◆ DIRECTIONS
Copy each line of the records that contains the word "page".

* begin DATA ENTRIES *

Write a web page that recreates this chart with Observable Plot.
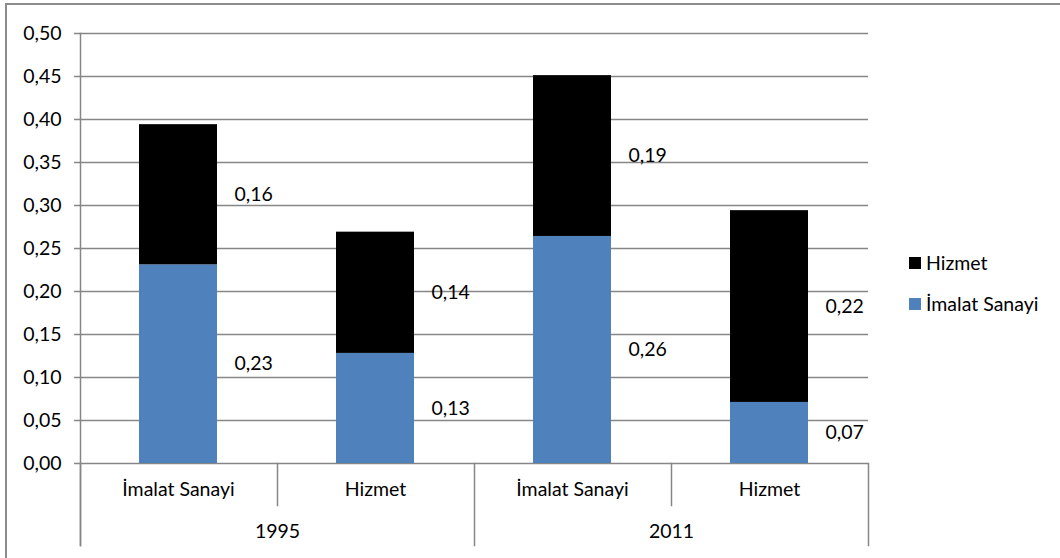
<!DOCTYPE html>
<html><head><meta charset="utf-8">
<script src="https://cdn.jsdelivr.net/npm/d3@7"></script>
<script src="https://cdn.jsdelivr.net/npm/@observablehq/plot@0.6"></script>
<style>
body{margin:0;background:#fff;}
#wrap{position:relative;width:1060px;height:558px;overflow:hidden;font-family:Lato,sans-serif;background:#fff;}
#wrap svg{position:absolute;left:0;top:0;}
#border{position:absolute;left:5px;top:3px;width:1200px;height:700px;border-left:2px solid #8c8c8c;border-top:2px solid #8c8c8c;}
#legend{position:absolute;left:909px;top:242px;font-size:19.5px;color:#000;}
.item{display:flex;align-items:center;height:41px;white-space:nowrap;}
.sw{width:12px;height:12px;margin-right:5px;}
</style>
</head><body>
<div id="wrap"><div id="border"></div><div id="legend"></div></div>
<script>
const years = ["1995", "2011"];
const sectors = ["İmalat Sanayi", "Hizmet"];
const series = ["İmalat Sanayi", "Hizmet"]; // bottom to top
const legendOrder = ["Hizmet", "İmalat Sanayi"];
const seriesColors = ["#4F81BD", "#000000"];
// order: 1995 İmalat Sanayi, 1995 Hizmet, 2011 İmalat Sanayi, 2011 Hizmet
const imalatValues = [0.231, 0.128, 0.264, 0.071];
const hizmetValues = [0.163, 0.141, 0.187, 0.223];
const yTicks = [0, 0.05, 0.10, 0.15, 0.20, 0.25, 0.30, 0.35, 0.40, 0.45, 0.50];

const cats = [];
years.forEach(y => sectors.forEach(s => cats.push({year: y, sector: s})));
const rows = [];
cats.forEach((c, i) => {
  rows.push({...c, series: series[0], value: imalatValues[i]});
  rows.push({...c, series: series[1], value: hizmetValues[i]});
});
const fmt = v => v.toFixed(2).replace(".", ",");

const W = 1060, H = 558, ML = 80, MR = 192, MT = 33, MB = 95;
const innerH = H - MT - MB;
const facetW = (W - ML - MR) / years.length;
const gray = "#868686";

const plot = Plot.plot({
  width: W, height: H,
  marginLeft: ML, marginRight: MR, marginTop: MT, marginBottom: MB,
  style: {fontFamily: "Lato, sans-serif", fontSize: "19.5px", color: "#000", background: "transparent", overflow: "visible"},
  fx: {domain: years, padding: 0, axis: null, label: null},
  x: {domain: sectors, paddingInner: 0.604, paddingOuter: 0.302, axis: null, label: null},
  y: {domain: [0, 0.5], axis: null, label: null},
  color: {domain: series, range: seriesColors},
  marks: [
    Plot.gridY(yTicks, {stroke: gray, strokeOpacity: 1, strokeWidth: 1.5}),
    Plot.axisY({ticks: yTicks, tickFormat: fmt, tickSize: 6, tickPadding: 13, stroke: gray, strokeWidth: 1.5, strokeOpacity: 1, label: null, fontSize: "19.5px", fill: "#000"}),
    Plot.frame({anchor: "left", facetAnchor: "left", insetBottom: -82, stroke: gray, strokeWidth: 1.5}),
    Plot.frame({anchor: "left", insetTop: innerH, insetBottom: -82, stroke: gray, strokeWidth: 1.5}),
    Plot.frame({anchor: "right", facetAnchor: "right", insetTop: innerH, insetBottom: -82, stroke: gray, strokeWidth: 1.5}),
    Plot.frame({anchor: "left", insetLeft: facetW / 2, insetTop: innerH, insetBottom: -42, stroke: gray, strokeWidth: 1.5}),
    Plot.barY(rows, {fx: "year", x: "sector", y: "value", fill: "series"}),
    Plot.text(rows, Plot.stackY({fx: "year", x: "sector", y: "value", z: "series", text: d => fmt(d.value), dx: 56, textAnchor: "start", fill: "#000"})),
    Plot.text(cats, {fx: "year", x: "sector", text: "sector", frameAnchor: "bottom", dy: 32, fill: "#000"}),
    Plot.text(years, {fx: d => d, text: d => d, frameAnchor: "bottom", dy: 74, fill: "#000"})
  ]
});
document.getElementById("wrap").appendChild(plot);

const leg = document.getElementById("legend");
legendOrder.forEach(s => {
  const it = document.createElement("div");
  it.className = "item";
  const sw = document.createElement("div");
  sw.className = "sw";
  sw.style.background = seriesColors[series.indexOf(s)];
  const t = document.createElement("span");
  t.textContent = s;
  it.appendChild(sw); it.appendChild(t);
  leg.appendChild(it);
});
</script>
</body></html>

* end DATA ENTRIES *
* begin DATA ENTRIES *

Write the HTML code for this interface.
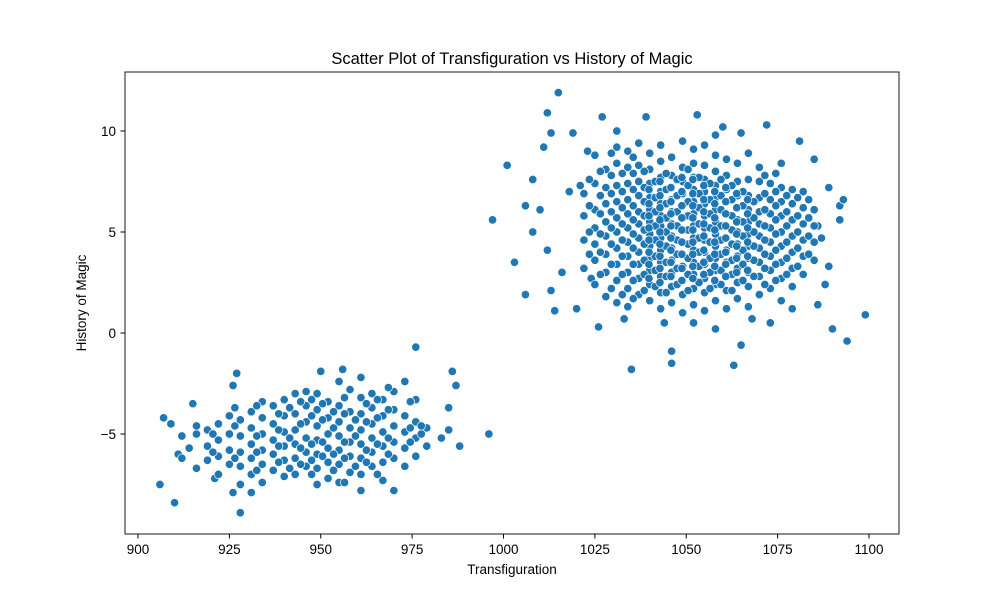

* end DATA ENTRIES *
* begin DATA ENTRIES *

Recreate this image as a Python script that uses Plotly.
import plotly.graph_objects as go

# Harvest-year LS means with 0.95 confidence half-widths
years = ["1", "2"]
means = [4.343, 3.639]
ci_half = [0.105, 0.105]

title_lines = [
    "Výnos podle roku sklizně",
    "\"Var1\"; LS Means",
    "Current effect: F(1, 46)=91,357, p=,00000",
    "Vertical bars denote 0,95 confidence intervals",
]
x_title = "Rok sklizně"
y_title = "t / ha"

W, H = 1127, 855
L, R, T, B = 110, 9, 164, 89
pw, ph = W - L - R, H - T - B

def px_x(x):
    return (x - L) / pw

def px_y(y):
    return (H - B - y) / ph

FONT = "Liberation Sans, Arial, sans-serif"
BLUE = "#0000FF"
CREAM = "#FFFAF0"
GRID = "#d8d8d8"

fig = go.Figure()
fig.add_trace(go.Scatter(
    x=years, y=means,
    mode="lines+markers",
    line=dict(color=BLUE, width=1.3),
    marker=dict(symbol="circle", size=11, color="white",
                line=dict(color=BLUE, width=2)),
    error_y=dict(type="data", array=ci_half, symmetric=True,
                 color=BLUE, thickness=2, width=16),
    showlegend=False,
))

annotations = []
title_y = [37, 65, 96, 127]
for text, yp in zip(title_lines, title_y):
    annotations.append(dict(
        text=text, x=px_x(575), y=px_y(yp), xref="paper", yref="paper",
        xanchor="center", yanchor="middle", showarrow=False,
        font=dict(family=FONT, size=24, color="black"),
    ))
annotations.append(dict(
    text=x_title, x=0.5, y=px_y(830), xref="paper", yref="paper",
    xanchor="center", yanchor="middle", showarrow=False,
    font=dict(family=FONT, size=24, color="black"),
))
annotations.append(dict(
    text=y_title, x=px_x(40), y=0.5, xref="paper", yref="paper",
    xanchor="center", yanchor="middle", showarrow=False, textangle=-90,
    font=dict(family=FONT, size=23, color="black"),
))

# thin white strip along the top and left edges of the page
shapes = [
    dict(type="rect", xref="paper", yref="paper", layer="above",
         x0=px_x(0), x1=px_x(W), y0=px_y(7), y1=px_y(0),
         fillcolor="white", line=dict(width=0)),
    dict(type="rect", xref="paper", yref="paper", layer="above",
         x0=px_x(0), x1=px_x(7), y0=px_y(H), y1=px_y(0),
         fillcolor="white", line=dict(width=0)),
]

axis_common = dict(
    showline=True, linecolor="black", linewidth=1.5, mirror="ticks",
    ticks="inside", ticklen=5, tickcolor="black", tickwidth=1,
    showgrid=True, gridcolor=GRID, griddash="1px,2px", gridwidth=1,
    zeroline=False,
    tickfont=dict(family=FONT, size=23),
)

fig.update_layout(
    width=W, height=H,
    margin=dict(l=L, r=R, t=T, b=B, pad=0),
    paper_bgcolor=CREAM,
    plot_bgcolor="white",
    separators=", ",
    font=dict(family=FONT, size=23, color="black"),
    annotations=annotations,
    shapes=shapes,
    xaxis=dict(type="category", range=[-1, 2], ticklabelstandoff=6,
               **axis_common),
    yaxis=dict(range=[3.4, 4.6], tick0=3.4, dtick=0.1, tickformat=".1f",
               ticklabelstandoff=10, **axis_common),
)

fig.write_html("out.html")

* end DATA ENTRIES *

◆ ANSWER
Write a web page that recreates this chart with Observable Plot.
# thin white strip along the top and left edges of the page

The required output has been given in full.